Asylum seekers on Nauru have had access to the Australian High Court.

Asylum seekers on Nauru have had access to the Australian High Court. Photo: ABC

Nauru’s former justice minister believes the Pacific island nation’s government has jumped the gun by terminating access to legal appeals through Australia’s highest court.

Matthew Batsiua also fears the move will plunge the legal system into chaos.

“There’s a worry they may replace the current system with a system that is weaker,” he told AAP.

A long-standing treaty allowing Nauruans access to Australia’s High Court was terminated on March 13.

The Nauru government argues that establishing its own appeals court will be less expensive for litigants, who will be able to observe appeal proceedings.

The Nauruan parliament is yet to pass a constitutional amendment to create an alternative court and the matter can’t be debated until later this month.

Mr Batsiua is one of three former opposition MPs and 16 other people charged over protests outside the Nauru parliament in 2015. A trial is set down for August.

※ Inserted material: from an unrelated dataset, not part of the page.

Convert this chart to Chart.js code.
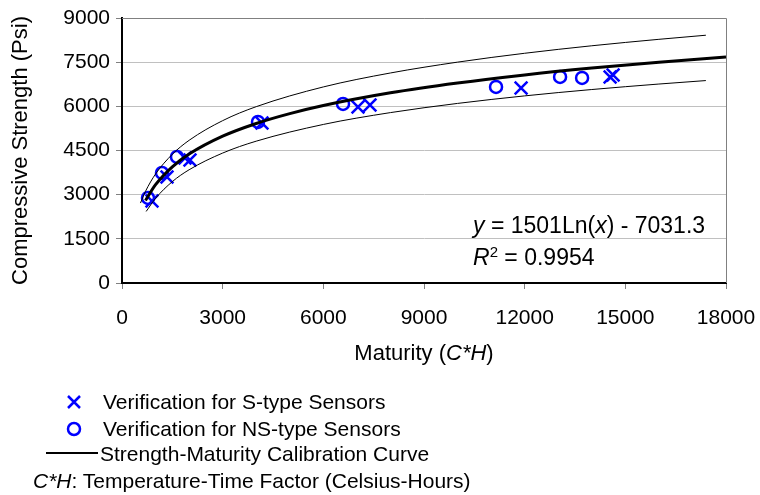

Mr Batsiua accused the government arrogantly presuming it was a foregone conclusion parliament would rubber-stamp the new appeals court.

He wants the treaty termination overturned.

The government’s handling of the matter had left the legal system in “chaos”, he added.

“Ongoing cases are now put in jeopardy,” he said.

Human rights lawyer George Newhouse is concerned the move will adversely affect Nauru’s fragile democracy and ongoing cases involving refugees and asylum seekers sent to Nauru by Australia.

“We are sending asylum seekers to an island prison where they have virtually no rights if rights of appeal to the High Court are taken away,” he said.

(Foreign Minister) Julie Bishop needs to explain how the rights of asylum seekers and refugees for which Australia is responsible can be protected if the appeal link to the High Court is cut.”

He pointed out that the High Court had overturned eight of 11 adverse decisions made by Nauruan courts against asylum seekers.

Ms Bishop said Australia respects Nauru’s sovereignty.

It’s understood Australia will help Nauru establish an alternative appeals arrangement.

President Baron Waqa has faced international criticism over the state of his country’s democracy and rule of law in recent years.

Mr Batsiua was one of five opposition MPs suspended from parliament in 2014, the same year the government deported the island’s only magistrate and cancelled the chief justice’s visa.

In 2015, the New Zealand government suspended the $1.2 million of aid it gives to Nauru’s justice sector due to concerns about the deterioration of civil rights and the rule of law.